Our farmers practice, and rightly so, the highest standards of animal husbandry anywhere in the world. We need practitioners in this field to rely on their own expert judgment rather than the interests of a new and separate master whose primary motivation will always be profit. It is important to note that this Bill is supported by Veterinary Ireland, while the majority of vets oppose corporate ownership entirely. I encourage all Members to support it, not simply because vets agree with the proposal before the House but because it is quite clearly the right thing to do. Some aspects of society, and particularly of the corporate world, need to be tightly regulated and this is quite clearly one of them, especially in the context of what could become a global crisis in antimicrobial resistance. We must ensure that the people at the coalface who are prescribing medicines for animals on farms and for our pets have a long-term interest in the community and in the welfare of those animals.

On the issue of veterinary medicinal products, I ask the Minister of State to urgently seek to resolve the impasse between the Department and those in the licensed merchant sector with regard to EU directive 2019/6. So-called "responsible persons" in the licensed merchant sector and pharmacists are expertly trained to provide services locally that meet the highest standards and the needs of our farming communities. Many of them watched the hearings of the Oireachtas Joint Committee on Agriculture, Food and the Marine and saw the cross-party unanimity on the question of a continuing role for them, particularly in the context of an almost identical regime in the North, and of Britain availing of a derogation that the Irish Government chose not to. I understand that those people who graduated in September 2019 from a course that cost €995 were addressed by none other than the current Minister for Agriculture, Food and the Marine. I have no doubt that at the time that the Minister spoke to them about how their hard work and study would pay off as they embarked on new careers. What does he intend to ask them to do with their costly training, which now appears to be pointless? What will the Department do to rectify that situation?

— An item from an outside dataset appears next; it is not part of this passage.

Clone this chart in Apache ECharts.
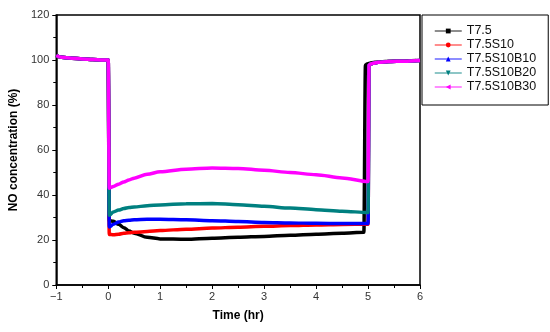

Again, I commend Deputy Cahill on bringing forward this very important legislation. I encourage and implore the Minister and the Minister of State to approach this constructively and positively. I look forward to further deliberations on Committee Stage to make sure this Bill is as robust and strong as possible and can withstand any challenges that may present. The horse has not yet bolted. We are in a unique situation whereby we know what will happen if this type of legislation is not introduced. We have seen the consequences elsewhere, across the water, in other parts of Europe and across the globe. Now is our time to make sure that the bolts are tightened and that we have a veterinary system in this country of which we can all be proud.